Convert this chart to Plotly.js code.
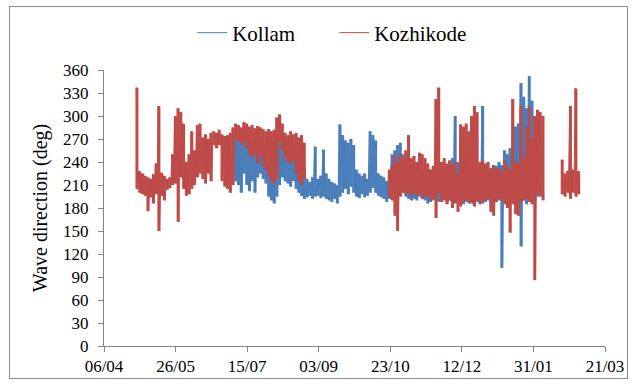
<!DOCTYPE html>
<html>
<head>
<meta charset="utf-8">
<script src="https://cdn.plot.ly/plotly-3.0.1.min.js"></script>
<style>
  html, body { margin: 0; padding: 0; background: #ffffff; }
  #wrap { position: relative; width: 638px; height: 387px; }
  #chart { width: 638px; height: 387px; }
  #frame { position: absolute; left: 9px; top: 6px; width: 619px; height: 373px;
           border: 1px solid #8c8c8c; pointer-events: none; box-sizing: border-box; }
</style>
</head>
<body>
<div id="wrap"><div id="chart"></div><div id="frame"></div></div>
<script>
// ---- Data ----
// Each sample: highest and lowest wave direction (deg) within one sampling interval.
const sampleStepHours = 46;
const kozhikodeStart = '2011-04-28T13:00:00';
const kollamStart = '2011-07-06T13:00:00';

const kozhikodeHigh = [
  337,228,225,222,220,218,224,238,313,226,222,218,220,250,300,310,305,290,240,250,
  280,255,288,290,272,276,270,278,280,278,282,276,274,275,278,285,290,288,285,292,
  290,286,288,284,287,285,283,280,283,280,282,298,302,290,278,275,280,276,278,272,
  275,265,
  null,null,null,null,null,null,null,null,null,null,null,null,null,null,null,
  null,null,null,null,null,null,null,null,null,null,null,null,null,null,null,
  230,235,248,240,250,245,255,275,245,248,240,252,250,245,238,230,235,322,337,
  240,245,238,242,236,240,225,289,286,290,280,300,313,305,240,242,238,240,232,236,
  230,232,228,243,235,230,322,240,238,313,245,285,313,270,300,308,305,300,
  null,null,null,null,null,null,
  243,225,228,313,230,336,228
];
const kozhikodeLow = [
  205,200,198,196,176,194,186,198,150,196,190,204,206,210,212,162,220,205,196,198,
  205,210,220,225,218,212,225,215,262,258,262,215,208,205,200,210,270,268,262,266,
  258,250,245,250,238,248,235,230,222,215,212,218,266,255,245,240,238,242,225,215,
  210,218,
  null,null,null,null,null,null,null,null,null,null,null,null,null,null,null,
  null,null,null,null,null,null,null,null,null,null,null,null,null,null,null,
  195,190,170,150,195,200,198,200,196,200,195,198,192,195,196,190,192,167,200,
  188,190,185,190,180,186,175,182,188,190,188,186,182,190,185,188,190,192,175,170,
  188,192,190,185,180,148,185,172,170,188,190,192,188,185,86,200,195,190,
  null,null,null,null,null,null,
  198,195,200,192,200,195,198
];
const kollamHigh = [
  270,285,280,275,270,265,270,268,265,272,262,258,240,250,245,285,300,280,270,265,
  268,262,255,250,245,230,218,214,220,260,218,222,256,225,218,214,212,210,289,275,
  268,265,270,262,230,225,222,225,218,280,275,268,225,222,220,215,228,250,255,262,
  265,250,235,230,225,232,228,235,230,226,228,230,225,232,228,230,235,232,238,245,
  300,240,232,235,230,228,232,228,230,235,313,232,228,225,230,235,240,236,255,250,
  258,245,286,290,343,325,310,352,320,300,280
];
const kollamLow = [
  215,210,200,225,210,202,215,200,220,225,218,212,195,190,186,195,210,220,215,212,
  208,215,205,200,196,192,194,196,192,195,196,193,195,192,190,188,192,186,195,200,
  205,198,208,200,195,193,198,194,196,200,206,200,196,194,192,188,192,200,205,210,
  208,200,195,192,190,192,190,195,192,190,186,188,190,192,188,190,192,188,190,186,
  190,188,190,185,188,186,190,185,188,190,186,188,190,182,185,188,190,102,190,186,
  190,188,185,192,130,190,185,195,190,188,195
];

const seriesNames = ['Kollam', 'Kozhikode'];
const seriesColors = ['#4A7EBB', '#BE4B48'];
const axisStart = '2011-04-06';
const axisEnd = '2012-03-21';

// ---- Build traces ----
function iso(ms) { return new Date(ms).toISOString().replace('T', ' ').slice(0, 19); }
const stepMs = sampleStepHours * 3600 * 1000;
// zig-zag record: high then low inside every sampling interval
function buildRecord(start, hi, lo) {
  const t0 = Date.parse(start + 'Z');
  const x = [], y = [];
  for (let i = 0; i < hi.length; i++) {
    const t = t0 + i * stepMs;
    if (hi[i] === null) { x.push(iso(t)); y.push(null); continue; }
    x.push(iso(t)); y.push(hi[i]);
    x.push(iso(t + stepMs / 2)); y.push(lo[i]);
  }
  return { x, y };
}
// range of each sampling interval as a vertical stroke (high to low)
function buildRanges(start, hi, lo) {
  const t0 = Date.parse(start + 'Z');
  const x = [], y = [];
  for (let i = 0; i < hi.length; i++) {
    if (hi[i] === null) continue;
    const t = iso(t0 + i * stepMs + stepMs / 4);
    x.push(t, t, null); y.push(hi[i], lo[i], null);
  }
  return { x, y };
}
const kolRec = buildRecord(kollamStart, kollamHigh, kollamLow);
const kozRec = buildRecord(kozhikodeStart, kozhikodeHigh, kozhikodeLow);
const kolRng = buildRanges(kollamStart, kollamHigh, kollamLow);
const kozRng = buildRanges(kozhikodeStart, kozhikodeHigh, kozhikodeLow);

const font = "Liberation Serif";
const traces = [
  { x: kolRng.x, y: kolRng.y, type: 'scatter', mode: 'lines', showlegend: false,
    line: { color: seriesColors[0], width: 3 } },
  { x: kolRec.x, y: kolRec.y, name: seriesNames[0], type: 'scatter', mode: 'lines',
    line: { color: seriesColors[0], width: 1 } },
  { x: kozRng.x, y: kozRng.y, type: 'scatter', mode: 'lines', showlegend: false,
    line: { color: seriesColors[1], width: 3 } },
  { x: kozRec.x, y: kozRec.y, name: seriesNames[1], type: 'scatter', mode: 'lines',
    line: { color: seriesColors[1], width: 1 } }
];

const layout = {
  width: 638, height: 387,
  margin: { l: 104, r: 33, t: 70, b: 41 },
  paper_bgcolor: '#ffffff', plot_bgcolor: '#ffffff',
  font: { family: font, color: '#000000' },
  showlegend: true,
  legend: { orientation: 'h', x: 0.176, xanchor: 'left', y: 1.134, yanchor: 'middle',
            entrywidth: 97, entrywidthmode: 'pixels', traceorder: 'normal',
            font: { family: font, size: 21, color: '#000000' }, bgcolor: 'rgba(0,0,0,0)' },
  xaxis: {
    type: 'date', range: [axisStart, axisEnd],
    tick0: axisStart, dtick: 50 * 86400000, tickformat: '%d/%m',
    ticks: 'outside', ticklen: 5, tickcolor: '#868686', tickwidth: 1,
    showline: true, linecolor: '#868686', linewidth: 1,
    showgrid: false, zeroline: false,
    tickfont: { family: font, size: 17, color: '#000000' }
  },
  yaxis: {
    range: [0, 360], tick0: 0, dtick: 30,
    ticks: 'outside', ticklen: 5, tickcolor: '#868686', tickwidth: 1,
    showline: true, linecolor: '#868686', linewidth: 1,
    showgrid: false, zeroline: false, ticklabelstandoff: 6,
    tickfont: { family: font, size: 17, color: '#000000' },
    title: { text: 'Wave direction (deg)', font: { family: font, size: 20, color: '#000000' }, standoff: 10 },
    automargin: false
  }
};

Plotly.newPlot('chart', traces, layout, { staticPlot: true, displayModeBar: false });
</script>
</body>
</html>
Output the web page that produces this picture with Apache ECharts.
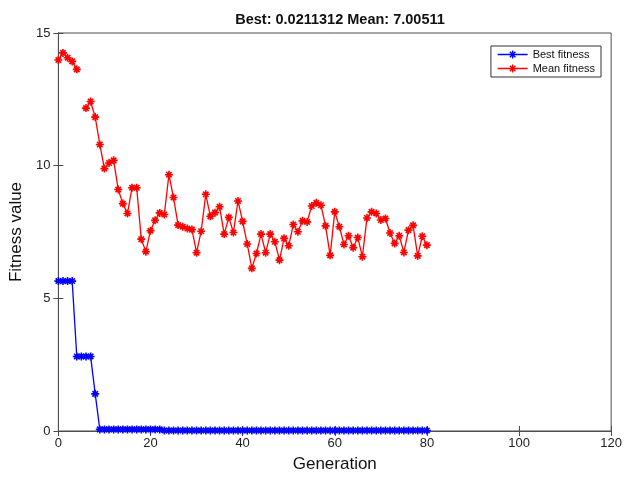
<!DOCTYPE html>
<html>
<head>
<meta charset="utf-8">
<script src="https://cdn.jsdelivr.net/npm/echarts@6/dist/echarts.min.js"></script>
<style>
  html, body { margin: 0; padding: 0; background: #fff; }
  #chart { width: 625px; height: 478px; }
</style>
</head>
<body>
<div id="chart"></div>
<script>
// Genetic algorithm progress: best and mean fitness per generation
const generations = Array.from({ length: 81 }, (_, i) => i);

const bestFitness = [
  5.65, 5.65, 5.65, 5.65, 2.81, 2.81, 2.81, 2.81, 1.40, 0.06,
  0.06, 0.06, 0.06, 0.06, 0.06, 0.06, 0.06, 0.06, 0.06, 0.06,
  0.06, 0.06, 0.06, 0.0211312, 0.0211312, 0.0211312, 0.0211312, 0.0211312, 0.0211312, 0.0211312,
  0.0211312, 0.0211312, 0.0211312, 0.0211312, 0.0211312, 0.0211312, 0.0211312, 0.0211312, 0.0211312, 0.0211312,
  0.0211312, 0.0211312, 0.0211312, 0.0211312, 0.0211312, 0.0211312, 0.0211312, 0.0211312, 0.0211312, 0.0211312,
  0.0211312, 0.0211312, 0.0211312, 0.0211312, 0.0211312, 0.0211312, 0.0211312, 0.0211312, 0.0211312, 0.0211312,
  0.0211312, 0.0211312, 0.0211312, 0.0211312, 0.0211312, 0.0211312, 0.0211312, 0.0211312, 0.0211312, 0.0211312,
  0.0211312, 0.0211312, 0.0211312, 0.0211312, 0.0211312, 0.0211312, 0.0211312, 0.0211312, 0.0211312, 0.0211312,
  0.0211312
];

// generation 5 has no finite mean, so it is left as a gap
const meanFitness = [
  13.98, 14.25, 14.07, 13.93, 13.63, null, 12.17, 12.42, 11.83, 10.80,
  9.89, 10.10, 10.20, 9.10, 8.57, 8.20, 9.17, 9.17, 7.23, 6.76,
  7.55, 7.94, 8.22, 8.16, 9.66, 8.80, 7.76, 7.70, 7.63, 7.59,
  6.72, 7.53, 8.92, 8.09, 8.23, 8.45, 7.42, 8.05, 7.48, 8.67,
  7.90, 7.05, 6.13, 6.69, 7.42, 6.72, 7.42, 7.13, 6.44, 7.26,
  6.98, 7.78, 7.51, 7.92, 7.88, 8.48, 8.60, 8.51, 7.73, 6.62,
  8.26, 7.70, 7.03, 7.36, 6.91, 7.29, 6.57, 8.03, 8.26, 8.20,
  7.95, 8.01, 7.46, 7.07, 7.36, 6.73, 7.57, 7.75, 6.60, 7.34,
  7.00511
];

const xTicks = [0, 20, 40, 60, 80, 100, 120];
const yTicks = [0, 5, 10, 15];

const titleText = 'Best: 0.0211312 Mean: 7.00511';

// eight-armed asterisk marker
const asterisk = 'path://M5,0L5,10M0,5L10,5M1.6,1.6L8.4,8.4M1.6,8.4L8.4,1.6';
// legend key: a short line with an asterisk in its middle (30 x 8 box)
const legendKey = 'path://M0,4L30,4M15,0L15,8M11,4L19,4M12.2,1.2L17.8,6.8M12.2,6.8L17.8,1.2';

const chart = echarts.init(document.getElementById('chart'), null, { renderer: 'canvas' });

const axisColor = '#4d4d4d';
const font = 'Liberation Sans, Arial, sans-serif';

function lineSeries(name, color, values) {
  return {
    name: name,
    type: 'line',
    data: generations.map((g, i) => [g, values[i]]),
    symbol: asterisk,
    symbolSize: 8,
    showAllSymbol: true,
    connectNulls: false,
    lineStyle: { color: color, width: 1.3 },
    itemStyle: { color: 'rgba(0,0,0,0)', borderColor: color, borderWidth: 1.6 },
    emphasis: { disabled: true },
    animation: false
  };
}

function legendEntry(name, color) {
  return {
    name: name,
    icon: legendKey,
    itemStyle: { color: 'rgba(0,0,0,0)', borderColor: color, borderWidth: 1.4 }
  };
}

chart.setOption({
  backgroundColor: '#fff',
  animation: false,
  title: {
    text: titleText,
    left: 335,
    textAlign: 'center',
    top: 7,
    textStyle: { fontFamily: font, fontSize: 14.5, fontWeight: 'bold', color: '#111' }
  },
  legend: {
    orient: 'vertical',
    right: 24,
    top: 46,
    itemWidth: 30,
    itemHeight: 8,
    itemGap: 3,
    padding: [3, 6, 3, 6],
    borderColor: '#333',
    borderWidth: 1,
    backgroundColor: '#fff',
    textStyle: { fontFamily: font, fontSize: 11, color: '#111' },
    data: [legendEntry('Best fitness', '#0000ff'), legendEntry('Mean fitness', '#ff0000')]
  },
  grid: { left: 56, right: 12, top: 33, bottom: 45, show: true, borderColor: axisColor, borderWidth: 1 },
  xAxis: [{
    type: 'value',
    min: xTicks[0],
    max: xTicks[xTicks.length - 1],
    interval: 20,
    name: 'Generation',
    nameLocation: 'middle',
    nameGap: 25,
    nameTextStyle: { fontFamily: font, fontSize: 17, color: '#111' },
    axisLine: { show: true, lineStyle: { color: axisColor } },
    axisTick: { show: true, inside: true, length: 5, lineStyle: { color: axisColor } },
    axisLabel: { fontFamily: font, fontSize: 13, color: '#222', margin: 6 },
    splitLine: { show: false }
  }, {
    type: 'value',
    position: 'top',
    min: xTicks[0],
    max: xTicks[xTicks.length - 1],
    interval: 20,
    axisLine: { show: true, lineStyle: { color: axisColor } },
    axisTick: { show: true, inside: true, length: 5, lineStyle: { color: axisColor } },
    axisLabel: { show: false },
    splitLine: { show: false }
  }],
  yAxis: [{
    type: 'value',
    min: yTicks[0],
    max: yTicks[yTicks.length - 1],
    interval: 5,
    name: 'Fitness value',
    nameLocation: 'middle',
    nameGap: 32,
    nameTextStyle: { fontFamily: font, fontSize: 17, color: '#111' },
    axisLine: { show: true, lineStyle: { color: axisColor } },
    axisTick: { show: true, inside: true, length: 5, lineStyle: { color: axisColor } },
    axisLabel: { fontFamily: font, fontSize: 13, color: '#222', margin: 8 },
    splitLine: { show: false }
  }, {
    type: 'value',
    position: 'right',
    min: yTicks[0],
    max: yTicks[yTicks.length - 1],
    interval: 5,
    axisLine: { show: true, lineStyle: { color: axisColor } },
    axisTick: { show: true, inside: true, length: 5, lineStyle: { color: axisColor } },
    axisLabel: { show: false },
    splitLine: { show: false }
  }],
  series: [
    lineSeries('Best fitness', '#0000ff', bestFitness),
    lineSeries('Mean fitness', '#ff0000', meanFitness)
  ]
});
</script>
</body>
</html>
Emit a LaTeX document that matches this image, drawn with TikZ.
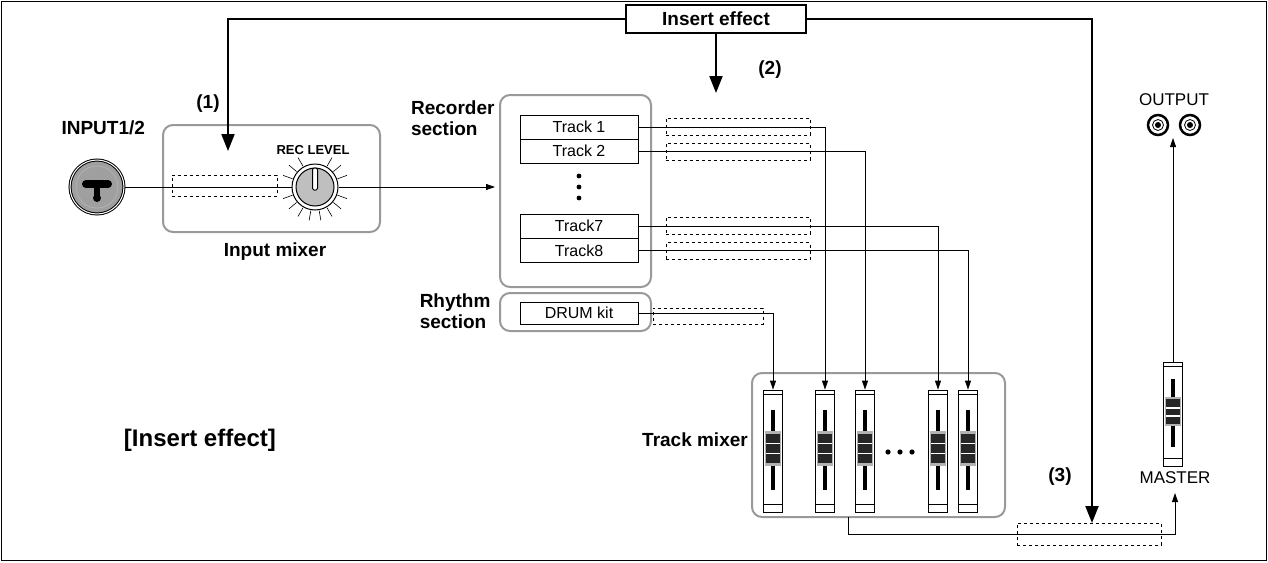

++++

## Work to complete:
Give again, exactly, the lines from the start of the data through the one holding "const kollamStart = '2011-07-06T13:00:00';"; omit the pictures.

## Response to the task:
Convert this chart to Plotly.js code.
<!DOCTYPE html>
<html>
<head>
<meta charset="utf-8">
<script src="https://cdn.plot.ly/plotly-3.0.1.min.js"></script>
<style>
  html, body { margin: 0; padding: 0; background: #ffffff; }
  #wrap { position: relative; width: 638px; height: 387px; }
  #chart { width: 638px; height: 387px; }
  #frame { position: absolute; left: 9px; top: 6px; width: 619px; height: 373px;
           border: 1px solid #8c8c8c; pointer-events: none; box-sizing: border-box; }
</style>
</head>
<body>
<div id="wrap"><div id="chart"></div><div id="frame"></div></div>
<script>
// ---- Data ----
// Each sample: highest and lowest wave direction (deg) within one sampling interval.
const sampleStepHours = 46;
const kozhikodeStart = '2011-04-28T13:00:00';
const kollamStart = '2011-07-06T13:00:00';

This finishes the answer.